Information shown -
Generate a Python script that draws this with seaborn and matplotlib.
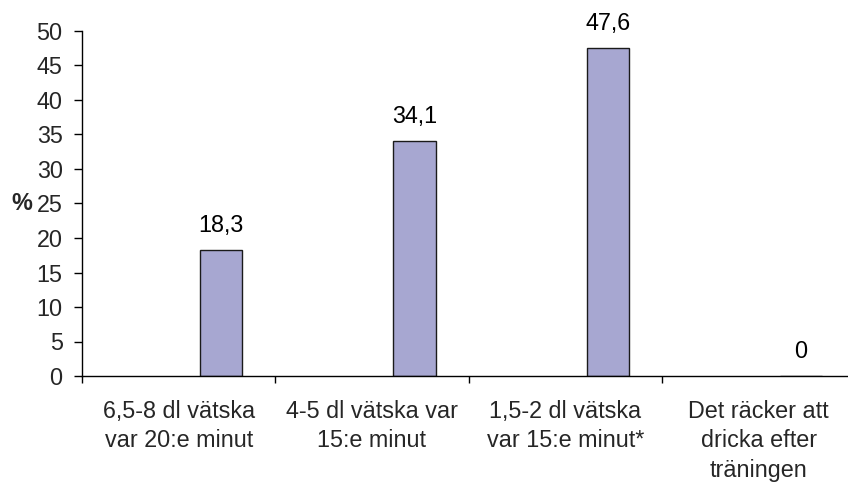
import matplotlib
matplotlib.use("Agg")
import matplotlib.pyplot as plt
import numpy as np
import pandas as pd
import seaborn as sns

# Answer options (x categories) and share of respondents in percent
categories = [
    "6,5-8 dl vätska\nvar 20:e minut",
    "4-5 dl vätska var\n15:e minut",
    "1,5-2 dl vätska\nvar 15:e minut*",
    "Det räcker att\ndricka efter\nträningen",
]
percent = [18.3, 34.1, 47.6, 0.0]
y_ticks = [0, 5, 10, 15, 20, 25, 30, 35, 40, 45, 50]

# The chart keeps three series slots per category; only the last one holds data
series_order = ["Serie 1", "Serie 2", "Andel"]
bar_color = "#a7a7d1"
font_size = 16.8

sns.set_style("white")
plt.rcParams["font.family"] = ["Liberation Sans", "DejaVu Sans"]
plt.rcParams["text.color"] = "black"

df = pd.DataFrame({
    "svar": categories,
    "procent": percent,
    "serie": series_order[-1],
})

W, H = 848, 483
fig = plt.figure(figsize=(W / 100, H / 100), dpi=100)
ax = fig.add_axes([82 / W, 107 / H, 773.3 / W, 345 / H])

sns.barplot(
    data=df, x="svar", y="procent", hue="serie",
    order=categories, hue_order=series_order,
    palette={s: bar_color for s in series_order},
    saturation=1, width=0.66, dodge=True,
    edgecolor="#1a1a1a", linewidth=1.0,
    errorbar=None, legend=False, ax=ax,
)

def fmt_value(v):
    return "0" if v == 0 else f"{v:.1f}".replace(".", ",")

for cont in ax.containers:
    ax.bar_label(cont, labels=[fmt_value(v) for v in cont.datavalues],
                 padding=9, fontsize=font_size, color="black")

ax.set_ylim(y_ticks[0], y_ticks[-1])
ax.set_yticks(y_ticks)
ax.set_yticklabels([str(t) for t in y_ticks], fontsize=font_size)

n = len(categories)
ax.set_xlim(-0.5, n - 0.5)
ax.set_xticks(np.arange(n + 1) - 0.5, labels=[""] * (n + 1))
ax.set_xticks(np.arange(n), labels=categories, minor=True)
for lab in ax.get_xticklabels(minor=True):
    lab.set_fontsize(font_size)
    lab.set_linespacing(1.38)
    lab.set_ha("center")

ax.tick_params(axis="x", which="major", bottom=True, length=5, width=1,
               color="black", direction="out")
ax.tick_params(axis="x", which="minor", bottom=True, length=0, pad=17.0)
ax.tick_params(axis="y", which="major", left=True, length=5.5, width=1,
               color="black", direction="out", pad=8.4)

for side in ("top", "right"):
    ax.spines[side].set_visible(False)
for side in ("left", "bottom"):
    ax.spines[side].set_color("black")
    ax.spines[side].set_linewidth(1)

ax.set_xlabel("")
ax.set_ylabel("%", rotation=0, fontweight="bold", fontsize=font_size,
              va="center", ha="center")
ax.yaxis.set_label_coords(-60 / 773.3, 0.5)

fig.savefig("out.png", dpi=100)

What needs to be done -
From the opening line of the listing above through the line bearing "import seaborn as sns", repeat each line exactly. Drop every picture.

Solved exercise -
Generate a Python script that draws this with seaborn and matplotlib.
import matplotlib
matplotlib.use("Agg")
import matplotlib.pyplot as plt
import numpy as np
import pandas as pd
import seaborn as sns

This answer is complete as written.